Dies ist die gekürzte und aktualisierte Fassung einer Kolumne, die ich in der taz veröffentlicht habe. Das Original steht hier.
Johannes
15. Dezember 2012 @ 18:03
@Beate:
Euro-Austritt fände ich nicht so gut. Dann lieber ein Nord-Euro. Dann braucht Deutschland auch nicht ständig die Versuche vom Süden abwehren, wo es nur wieder ums Geld/Vermögen der Deutschen und Tranferzahlungen Richtung Süden geht.
Robert
15. Dezember 2012 @ 23:18
Hallo Johannes,
wie würde diese Währungsumstellung Ihrer Meinung nach ablaufen. Hätte das nur Vorteile für uns oder … ?
Johannes
16. Dezember 2012 @ 20:12
Oh das wäre nicht gut für uns, genauso wie Euro-Bonds/Euro-Bills/Tilgugsfond nicht gut sind.
ebo
14. Dezember 2012 @ 16:09
@ Beate Tja, die Ungleichgewichte wachsen, obwohl das Grundgesetz ein Gleichgewicht fordert. Aber es kümmert keinen. Auch nicht die EU-Kommission. Rehn hat schon angekündigt, dass Deutschland die von der EU gesetzten Grenzen ungestraft überschreiten darf. Aber bei „Defizitsündern“ greift man hart durch…
Johannes
14. Dezember 2012 @ 18:09
„und seine zunehmende Ausrichtung auf außereuropäische Märkte. “ Ach so, Deutschland muss gezwungen werden, mehr in Europa zu verkaufen, damit der Süden sich noch mehr verschuldet. Verrückt.
„und die Bürger endlich wieder mehr verdienen würden“ Das wurde in den letzten 10 Jahren im Süden praktiziert und es ging mächtig schief. Und jetzt soll das die Lösung aller Probleme sein? Amüsant.

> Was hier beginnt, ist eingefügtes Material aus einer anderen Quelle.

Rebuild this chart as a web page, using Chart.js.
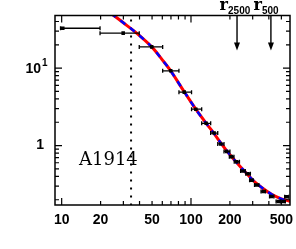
<!DOCTYPE html>
<html>
<head>
<meta charset="utf-8">
<script src="https://cdn.jsdelivr.net/npm/chart.js@4.4.0/dist/chart.umd.min.js"></script>
<style>
  html, body { margin: 0; padding: 0; background: #fff; }
  #wrap { position: relative; width: 296px; height: 249px; }
</style>
</head>
<body>
<div id="wrap"><canvas id="chart-profile"></canvas></div>
<script>
// --- datos del perfil ---
const radius   = [10.2, 29.9, 49.7, 69.7, 88.7, 109, 131, 151, 170, 189, 206, 226, 252, 276, 293, 322, 362, 421, 473, 517, 550];
const profile  = [32.7, 28.3, 18.8, 9.23, 4.9, 2.95, 1.94, 1.45, 1.05, 0.84, 0.72, 0.62, 0.47, 0.434, 0.356, 0.31, 0.255, 0.22, 0.19, 0.19, 0.218];
const radiusLo = [9.8, 19.8, 39.8, 60.4, 80.7, 101, 121, 142, 161, 180, 198, 216, 242, 265, 284, 310, 348, 405, 455, 498, 530];
const radiusHi = [19.8, 39.8, 60.4, 80.7, 101, 121, 142, 161, 180, 200, 215, 237, 263, 288, 303, 335, 377, 438, 492, 537, 570];

// curva del modelo
const modelR = [24, 30, 38, 49.7, 60, 69.7, 88.7, 109, 131, 151, 170, 200, 250, 300, 350, 420, 500, 590];
const modelY = [51, 38.5, 28.3, 18.8, 12.8, 9.2, 4.95, 2.95, 1.94, 1.43, 1.08, 0.76, 0.5, 0.36, 0.29, 0.235, 0.205, 0.19];

// ejes
const xMajorTicks = [10, 100];
const xMinorTicks = [20, 30, 40, 50, 60, 70, 80, 90, 200, 300, 400, 500];
const xTickLabels = [10, 20, 50, 100, 200, 500];
const yMajorTicks = [1, 10];
const yMinorTicks = [0.2, 0.3, 0.4, 0.5, 0.6, 0.7, 0.8, 0.9, 2, 3, 4, 5, 6, 7, 8, 9, 20, 30, 40];

// marcas
const rCore = 34.4;
const overdensityR = [227, 415];
const overdensityLabel = ["2500", "500"];
const clusterName = "A1914";

const toXY = (xs, ys) => xs.map((x, i) => ({ x: x, y: ys[i] }));

const decoPlugin = {
    id: "deco",
    beforeDatasetsDraw(chart) {
        const ctx = chart.ctx;
        const xs = chart.scales.x;
        const a = chart.chartArea;
        ctx.save();
        // linea punteada
        const xc = xs.getPixelForValue(rCore);
        ctx.strokeStyle = "#000";
        ctx.lineWidth = 2;
        ctx.setLineDash([2, 6]);
        ctx.beginPath();
        ctx.moveTo(xc, a.top + 4);
        ctx.lineTo(xc, a.bottom);
        ctx.stroke();
        ctx.setLineDash([]);
        ctx.restore();
    },
    afterDatasetsDraw(chart) {
        const ctx = chart.ctx;
        const xs = chart.scales.x, ys = chart.scales.y;
        const a = chart.chartArea;
        ctx.save();
        ctx.beginPath();
        ctx.rect(a.left, a.top, a.right - a.left, a.bottom - a.top);
        ctx.clip();
        // barras de error
        ctx.strokeStyle = "#000";
        ctx.lineWidth = 1.3;
        radius.forEach((r, i) => {
            const y = ys.getPixelForValue(profile[i]);
            const x0 = xs.getPixelForValue(radiusLo[i]);
            const x1 = xs.getPixelForValue(radiusHi[i]);
            ctx.beginPath();
            ctx.moveTo(x0, y); ctx.lineTo(x1, y);
            ctx.moveTo(x0, y - 2); ctx.lineTo(x0, y + 2);
            ctx.moveTo(x1, y - 2); ctx.lineTo(x1, y + 2);
            ctx.stroke();
        });
        ctx.restore();

        ctx.save();
        // marco
        ctx.strokeStyle = "#000";
        ctx.lineWidth = 1.5;
        ctx.strokeRect(a.left, a.top, a.right - a.left, a.bottom - a.top);
        // ticks hacia dentro
        ctx.lineWidth = 1.2;
        ctx.beginPath();
        const xt = (v, len) => {
            const p = xs.getPixelForValue(v);
            ctx.moveTo(p, a.bottom); ctx.lineTo(p, a.bottom - len);
            ctx.moveTo(p, a.top); ctx.lineTo(p, a.top + len);
        };
        const yt = (v, len) => {
            const p = ys.getPixelForValue(v);
            ctx.moveTo(a.left, p); ctx.lineTo(a.left + len, p);
            ctx.moveTo(a.right, p); ctx.lineTo(a.right - len, p);
        };
        xMajorTicks.forEach(v => xt(v, 7));
        xMinorTicks.forEach(v => xt(v, 4));
        yMajorTicks.forEach(v => yt(v, 7));
        yMinorTicks.forEach(v => yt(v, 4));
        ctx.stroke();

        // etiquetas
        ctx.fillStyle = "#000";
        ctx.font = "bold 14px 'Liberation Sans', Arial, sans-serif";
        ctx.textAlign = "center";
        ctx.textBaseline = "alphabetic";
        xTickLabels.forEach(v => {
            ctx.fillText(String(v), xs.getPixelForValue(v), a.bottom + 19);
        });
        ctx.textAlign = "right";
        ctx.textBaseline = "middle";
        ctx.fillText("1", 44, ys.getPixelForValue(1));
        ctx.fillText("10", 41, ys.getPixelForValue(10) + 1);
        ctx.font = "bold 10px 'Liberation Sans', Arial, sans-serif";
        ctx.textAlign = "left";
        ctx.fillText("1", 42, ys.getPixelForValue(10) - 5);

        // flechas r2500 / r500
        ctx.lineWidth = 1.4;
        overdensityR.forEach((r, i) => {
            const x = xs.getPixelForValue(r);
            const yEnd = a.top + 35;
            ctx.beginPath();
            ctx.moveTo(x, a.top); ctx.lineTo(x, yEnd - 6);
            ctx.stroke();
            ctx.beginPath();
            ctx.moveTo(x, yEnd);
            ctx.lineTo(x - 3, yEnd - 8);
            ctx.lineTo(x + 3, yEnd - 8);
            ctx.closePath();
            ctx.fill();
            ctx.font = "bold 16px 'DejaVu Serif', serif";
            ctx.textAlign = "right";
            ctx.textBaseline = "alphabetic";
            ctx.fillText("r", x - 9, 10);
            ctx.font = "bold 10px 'Liberation Sans', Arial, sans-serif";
            ctx.textAlign = "left";
            ctx.fillText(overdensityLabel[i], x - 9, 14);
        });

        // nombre del cumulo
        ctx.font = "18px 'DejaVu Serif', serif";
        ctx.textAlign = "left";
        ctx.textBaseline = "alphabetic";
        ctx.fillText(clusterName, 79, 165);
        ctx.restore();
    }
};

const ctxProfile = document.getElementById("chart-profile");
new Chart(ctxProfile, {
    type: "scatter",
    data: {
        datasets: [
            {
                label: "datos",
                data: toXY(radius, profile),
                pointStyle: "rect",
                pointRadius: 2.5,
                backgroundColor: "#000",
                borderColor: "#000",
                borderWidth: 0
            },
            {
                type: "line",
                label: "modelo 2",
                data: toXY(modelR, modelY),
                borderColor: "#0000ff",
                borderWidth: 2.5,
                borderDash: [6, 6],
                pointRadius: 0,
                fill: false,
                tension: 0.35
            },
            {
                type: "line",
                label: "modelo 1",
                data: toXY(modelR, modelY),
                borderColor: "#ff0000",
                borderWidth: 3,
                pointRadius: 0,
                fill: false,
                tension: 0.35
            }
        ]
    },
    options: {
        responsive: true,
        maintainAspectRatio: false,
        animation: false,
        events: [],
        layout: { padding: { left: 55, right: 6, top: 15.5, bottom: 44 } },
        plugins: { legend: { display: false }, tooltip: { enabled: false } },
        scales: {
            x: { type: "logarithmic", min: 8.88, max: 583, display: false },
            y: { type: "logarithmic", min: 0.171, max: 47.8, display: false }
        }
    },
    plugins: [decoPlugin]
});
</script>
</body>
</html>
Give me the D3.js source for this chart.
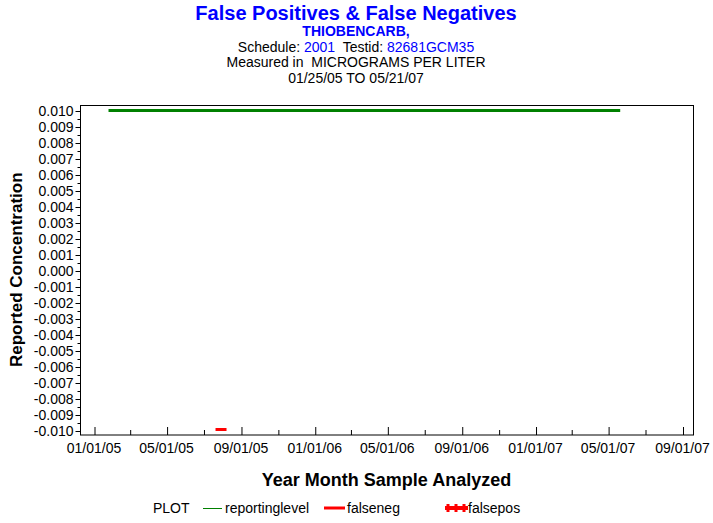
<!DOCTYPE html>
<html>
<head>
<meta charset="utf-8">
<script src="https://cdn.jsdelivr.net/npm/d3@7"></script>
<style>
  html, body { margin: 0; padding: 0; background: #fff; }
  svg { display: block; font-family: "Liberation Sans", Arial, sans-serif; }
</style>
</head>
<body>
<svg id="chart" width="713" height="523"></svg>
<script>
// ---------- data ----------
const reportingDates = ["2005-01-25", "2007-05-21"];
const reportingValues = [0.01, 0.01];
const falsenegDates = ["2005-07-30"];
const falsenegValues = [-0.01];
const falseposDates = [];
const falseposValues = [];
const xTickLabels = ["01/01/05","05/01/05","09/01/05","01/01/06","05/01/06","09/01/06","01/01/07","05/01/07","09/01/07"];
const yTickValues = [-0.010,-0.009,-0.008,-0.007,-0.006,-0.005,-0.004,-0.003,-0.002,-0.001,0.000,0.001,0.002,0.003,0.004,0.005,0.006,0.007,0.008,0.009,0.010];
const titleLines = ["False Positives & False Negatives", "THIOBENCARB,"];
const scheduleText = ["Schedule: ", "2001", "  Testid: ", "82681GCM35"];
const unitsText = "Measured in  MICROGRAMS PER LITER";
const dateRangeText = "01/25/05 TO 05/21/07";
const xTitle = "Year Month Sample Analyzed";
const yTitle = "Reported Concentration";
const legendLabels = ["reportinglevel", "falseneg", "falsepos"];

// ---------- setup ----------
const svg = d3.select("#chart");
const parse = d3.utcParse("%Y-%m-%d");
const parseTick = d3.utcParse("%m/%d/%y");
const fmtTick = d3.utcFormat("%m/%d/%y");
const loc = d3.formatLocale({decimal: ".", thousands: ",", grouping: [3], currency: ["$", ""], minus: "-"});
const yFmt = loc.format(".3f");

const frame = {left: 80, right: 693, top: 105, bottom: 434.5};
const xTicks = xTickLabels.map(parseTick);
const x = d3.scaleUtc()
  .domain([xTicks[0], xTicks[xTicks.length - 1]])
  .range([94, 682.5]);
const y = d3.scaleLinear().domain([-0.01, 0.01]).range([430.5, 110.5]);

const blue = "#0000ff";
const green = "#008000";
const red = "#ff0000";

// ---------- titles ----------
const cx = 356;
svg.append("text").attr("x", cx).attr("y", 20).attr("text-anchor", "middle")
  .attr("font-size", 20).attr("font-weight", "bold").attr("fill", blue).text(titleLines[0]);
svg.append("text").attr("x", cx).attr("y", 36).attr("text-anchor", "middle")
  .attr("font-size", 14).attr("font-weight", "bold").attr("fill", blue).text(titleLines[1]);
const sch = svg.append("text").attr("x", cx).attr("y", 52).attr("text-anchor", "middle")
  .attr("font-size", 14).attr("xml:space", "preserve");
scheduleText.forEach((t, i) => sch.append("tspan").attr("fill", i % 2 ? blue : "#000").text(t));
svg.append("text").attr("x", cx).attr("y", 67).attr("text-anchor", "middle")
  .attr("font-size", 14).attr("xml:space", "preserve").text(unitsText);
svg.append("text").attr("x", cx).attr("y", 83).attr("text-anchor", "middle")
  .attr("font-size", 14).text(dateRangeText);

// ---------- frame ----------
svg.append("rect").attr("x", frame.left + 0.5).attr("y", frame.top + 0.5)
  .attr("width", frame.right - frame.left).attr("height", frame.bottom - frame.top)
  .attr("fill", "none").attr("stroke", "#000").attr("stroke-width", 1);

// ---------- y axis ----------
const yAxis = d3.axisLeft(y).tickValues(yTickValues).tickFormat(yFmt).tickSize(5).tickPadding(2);
const gy = svg.append("g").attr("transform", `translate(${frame.left + 0.5},0.5)`).call(yAxis);
gy.select(".domain").remove();
gy.selectAll("text").attr("font-size", 14).attr("font-family", "Liberation Sans, Arial, sans-serif").attr("fill", "#000");
const yMinor = d3.range(yTickValues.length - 1).map(i => (yTickValues[i] + yTickValues[i + 1]) / 2);
svg.append("g").attr("transform", `translate(${frame.left + 0.5},0.5)`)
  .call(d3.axisLeft(y).tickValues(yMinor).tickFormat("").tickSize(3))
  .select(".domain").remove();

// ---------- x axis ----------
const xAxis = d3.axisTop(x).tickValues(xTicks).tickFormat("").tickSize(8);
const gx = svg.append("g").attr("transform", `translate(0.5,${frame.bottom + 0.5})`).call(xAxis);
gx.select(".domain").remove();
const xMinor = xTicks.slice(0, -1).map(d => d3.utcMonth.offset(d, 2));
svg.append("g").attr("transform", `translate(0.5,${frame.bottom + 0.5})`)
  .call(d3.axisTop(x).tickValues(xMinor).tickFormat("").tickSize(5))
  .select(".domain").remove();
svg.append("g").selectAll("text").data(xTicks).join("text")
  .attr("x", d => x(d)).attr("y", 453).attr("text-anchor", "middle")
  .attr("font-size", 14).text(d => fmtTick(d));

// ---------- axis titles ----------
svg.append("text").attr("x", (frame.left + frame.right) / 2).attr("y", 486).attr("text-anchor", "middle")
  .attr("font-size", 18).attr("font-weight", "bold").text(xTitle);
svg.append("text").attr("transform", `translate(22,${(frame.top + frame.bottom) / 2}) rotate(-90)`)
  .attr("text-anchor", "middle").attr("font-size", 17).attr("font-weight", "bold").text(yTitle);

// ---------- data marks ----------
const line = d3.line().x(d => x(d[0])).y(d => y(d[1]));
const repData = reportingDates.map((d, i) => [parse(d), reportingValues[i]]);
svg.append("path").datum(repData).attr("d", line)
  .attr("fill", "none").attr("stroke", green).attr("stroke-width", 3);

svg.append("g").selectAll("line").data(falsenegDates.map((d, i) => [parse(d), falsenegValues[i]])).join("line")
  .attr("x1", d => x(d[0]) - 5.5).attr("x2", d => x(d[0]) + 5.5)
  .attr("y1", d => y(d[1]) - 1).attr("y2", d => y(d[1]) - 1)
  .attr("stroke", red).attr("stroke-width", 3);

svg.append("g").selectAll("path").data(falseposDates.map((d, i) => [parse(d), falseposValues[i]])).join("path")
  .attr("d", d => d3.symbol(d3.symbolCross, 40)())
  .attr("transform", d => `translate(${x(d[0])},${y(d[1])})`).attr("fill", red);

// ---------- legend ----------
const ly = 508;
const lg = svg.append("g").attr("font-size", 14);
lg.append("text").attr("x", 153).attr("y", ly + 5).text("PLOT");
lg.append("line").attr("x1", 203).attr("x2", 222).attr("y1", ly + 0.5).attr("y2", ly + 0.5)
  .attr("stroke", green).attr("stroke-width", 1);
lg.append("text").attr("x", 225).attr("y", ly + 5).text(legendLabels[0]);
lg.append("line").attr("x1", 324).attr("x2", 345).attr("y1", ly).attr("y2", ly)
  .attr("stroke", red).attr("stroke-width", 3);
lg.append("text").attr("x", 347).attr("y", ly + 5).text(legendLabels[1]);
lg.append("line").attr("x1", 445).attr("x2", 468).attr("y1", ly).attr("y2", ly)
  .attr("stroke", red).attr("stroke-width", 4);
[448, 456, 464].forEach(px => {
  lg.append("line").attr("x1", px).attr("x2", px).attr("y1", ly - 4).attr("y2", ly + 4)
    .attr("stroke", red).attr("stroke-width", 3);
});
lg.append("text").attr("x", 468).attr("y", ly + 5).text(legendLabels[2]);
</script>
</body>
</html>
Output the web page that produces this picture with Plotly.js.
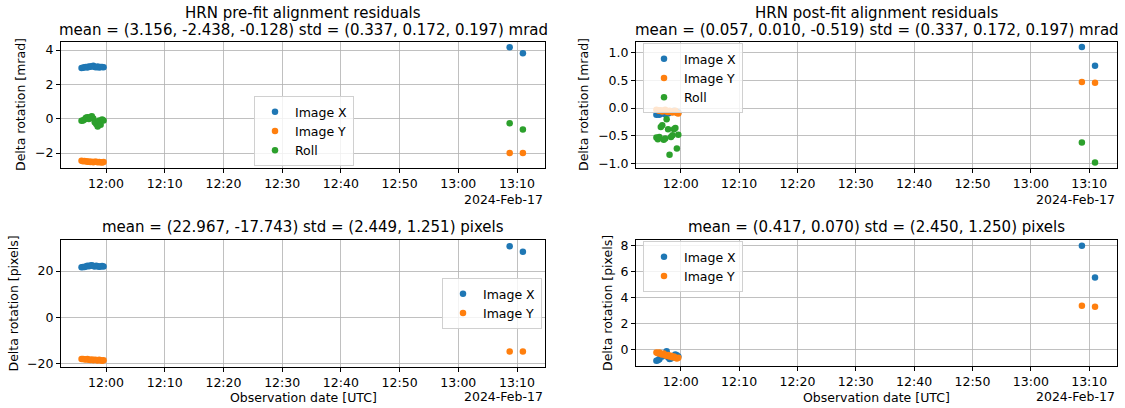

Deutschland ist natürlich an allem schuld *hahaha.
ebo
14. Dezember 2012 @ 18:15
Schau dir einfach mal die Statistik der Leistungs Bilanzen an und les mal das Grundgesetz
Beate
14. Dezember 2012 @ 22:32
Die Frage ist kann die EU auf Dauer mehr Waren ins Ausland verkaufen, als es Waren von dort importiert?
Also ich glaube der Devisenmarkt wird reagieren und den Euro gegenüber anderen Währungen (Angebot an Euro wird knapper, da immer mehr Ausländer ihre Währung gegen Euro eintauschen wollen , die müssen unsere Waren in Euro bezahlen) aufwerten.
Deutschland macht damit die Auslandsmärkte der anderen kaputt.
Es wäre besser Deutschland würde zum verlassen der Eurozone aufgefordert werden.
Merkels Politik hat nur einen Sinn, den Sozialstaat ein für alle mal abzuschaffen.
Sie zieht das Erbe Adenauers in den Dreck.
Will die CDU das wirklich?
Beate
14. Dezember 2012 @ 16:02
Im DLF kam gestern die Meldung Merkel will dauerhaft Wettbewerbsfähigkeit der Eurozone steigern.
Was passiert.
Gehrt ein Aufschrei durch Deutschland?
Der Wechselkurs schützt immer die Industrie vor dem Wettbewerb aus dem Ausland!
Innerhalb einer Währungsunion allerdings sieht die Sache anders aus.
Der Wettbewerb innerhalb der Währungsunion bedarf dringend gesetzlicher Regeln.
Frau Merkel weigert sich zum Beispiel einen allgemein verbindlichen Mindestlohn in Deutschland einzuführen.
Sie weigert sich die Flächentarifverträge zu reregulieren.
Der Quatsch mit den betrieblichen Vereinbarungen muß sofort verboten werden.
Sie weigert sich Unternehmen mit dem Satzz X% zu besteuern.
usw.
Flächentarifverträge hätten übrigens zur Folge , dass die Zwangsverschleppungen durch Aushungern, nach Deutschland sofort gestoppt würden.
Unternehmen in Südeuropa können sich endlich darauf konzentrieren, ihre Arbeitsabläufe zu verbessern, usw.
Am Ende ist der Kuchen größer der verteilt werden kann.
Merkels dumme Wirtschaftspolitik läßt den Kuchen von Jahr zu Jahr kleiner werden.
Wie wichtig öffentliche Investitionen sind ein Vergleich:
Gesamte Sachanlageinvestitionen chemische Industrie Deutschland 2011 6,6 Milliarden Euro.
Stuttgart 21 voraussichtliche Investitionskosten 10 Milliarden Euro.
Das WAHNSSINNIGE, in einer absoluten BOOMREGION wirft die öffentliche Hand Geld zum Fenster raus.
Die Ungleichgewichte in Deutschland wachsen noch mehr.